= Elizabeth Tollet =

Elizabeth Tollett (March 11, 1694 – February 1, 1754) was a British poet. Her surviving works are varied; she produced translations of classical themes, religious and philosophical poetry and poems arguing for women's involvement in education and intellectual pursuits such as natural philosophy. Unusually, for a woman of her time, her poetry also includes Newtonian imagery and ideas. Some of her poetry imitates the Latin verse of Horace, Ovid, and Virgil. In some of her poems, Tollett paraphrases the Psalms.

She was the daughter of George Tollett who, observing her intelligence, gave her a thorough education in languages, history, poetry and mathematics. Tollett was fluent in Italian, and French and she achieved a proficiency in Latin that was unconventional for women of her time. The Tolletts' social circle included Isaac Newton, who also encouraged her to pursue her education.
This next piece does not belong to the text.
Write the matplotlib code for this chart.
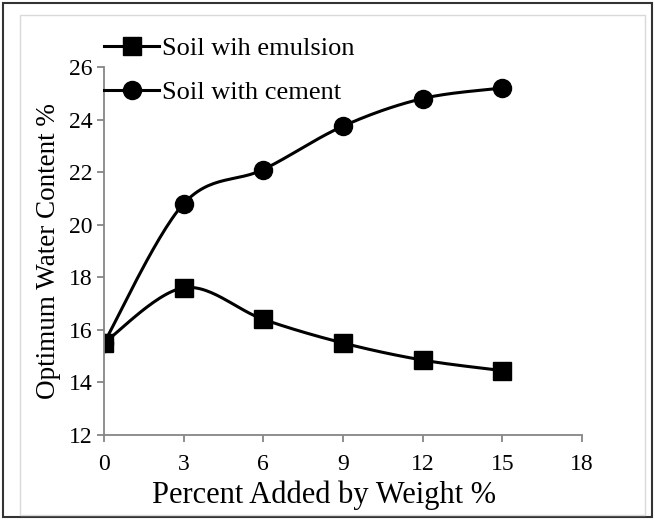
import numpy as np
import matplotlib.pyplot as plt
from matplotlib.patches import Rectangle
from matplotlib.lines import Line2D

plt.rcParams['font.family'] = ['Liberation Serif', 'DejaVu Serif']

# data
percent = [0, 3, 6, 9, 12, 15]
emulsion = [15.5, 17.6, 16.4, 15.5, 14.85, 14.45]
cement = [15.5, 20.8, 22.1, 23.75, 24.8, 25.2]
xticks = [0, 3, 6, 9, 12, 15, 18]
yticks = [12, 14, 16, 18, 20, 22, 24, 26]


def smooth(x, y, n=30):
    # Excel-style smoothed line (Catmull-Rom bezier through the points)
    x = np.asarray(x, float)
    y = np.asarray(y, float)
    px = np.concatenate([[x[0]], x, [x[-1]]])
    py = np.concatenate([[y[0]], y, [y[-1]]])
    xs, ys = [], []
    t = np.linspace(0, 1, n)
    for i in range(1, len(px) - 2):
        p0 = np.array([px[i], py[i]])
        p3 = np.array([px[i + 1], py[i + 1]])
        c1 = p0 + (np.array([px[i + 1], py[i + 1]]) - np.array([px[i - 1], py[i - 1]])) / 6
        c2 = p3 - (np.array([px[i + 2], py[i + 2]]) - np.array([px[i], py[i]])) / 6
        b = ((1 - t) ** 3)[:, None] * p0 + (3 * (1 - t) ** 2 * t)[:, None] * c1 \
            + (3 * (1 - t) * t ** 2)[:, None] * c2 + (t ** 3)[:, None] * p3
        xs.extend(b[:, 0])
        ys.extend(b[:, 1])
    return xs, ys


fig = plt.figure(figsize=(6.55, 5.2), dpi=100)
ax = fig.add_axes([104 / 655, 85 / 520, 478 / 655, 368 / 520])

sx, sy = smooth(percent, emulsion)
ax.plot(sx, sy, color='black', lw=2.2)
ax.plot(percent, emulsion, 's', color='black', ms=13)
sx, sy = smooth(percent, cement)
ax.plot(sx, sy, color='black', lw=2.2)
ax.plot(percent, cement, 'o', color='black', ms=13)

ax.set_xlim(0, 18)
ax.set_ylim(12, 26)
ax.set_xticks(xticks)
ax.set_yticks(yticks)
for s in ['top', 'right']:
    ax.spines[s].set_visible(False)
for s in ['left', 'bottom']:
    ax.spines[s].set_color('#868686')
    ax.spines[s].set_linewidth(1.3)
ax.tick_params(direction='out', length=5, width=1.3, color='#868686', labelsize=17, pad=3)
ax.tick_params(axis='x', pad=9)
ax.set_xlabel('Percent Added by Weight %', fontsize=22)
ax.xaxis.set_label_coords(0.46, -0.125)
ax.set_ylabel('Optimum Water Content %', fontsize=19.5, labelpad=6)

# legend handles: line through marker
h1 = Line2D([], [], color='black', lw=2.2, marker='s', ms=13)
h2 = Line2D([], [], color='black', lw=2.2, marker='o', ms=13)
fig.legend([h1, h2], ['Soil wih emulsion', 'Soil with cement'],
           loc='upper left', bbox_to_anchor=(104 / 655, 1 - 37 / 520),
           frameon=False, fontsize=19, handlelength=2.1, handletextpad=0.1,
           labelspacing=0.77, borderaxespad=0, borderpad=0)

# chart area borders
fig.patches.append(Rectangle((3 / 655, 3 / 520), 649 / 655, 514 / 520, transform=fig.transFigure,
                             fill=False, edgecolor='#333333', lw=1.5))
fig.patches.append(Rectangle((20 / 655, 5 / 520), 625 / 655, 500 / 520, transform=fig.transFigure,
                             fill=False, edgecolor='#d9d9d9', lw=1.0))

fig.savefig('out.png', dpi=100)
Tollett grew up in the Tower of London where her father lived as a commissioner of the British Navy. She refers to the Tower in several of her poems and expresses her confinement and frustration with it. Tollett remained unmarried her whole life. Her mother likely died while she was young and Tollett, being the eldest daughter, would have been expected to stay at home and care for her siblings.

In 1724 she published Poems on Several Occasions, which included her Hypatia, now seen as a feminist protest poem.

On Newton's death in 1727 Tollett produced an elegy, On the Death of Sir Isaac Newton.

She died in 1754 in the village of Westham, Essex (now known as West Ham) and is buried at All Saints church there.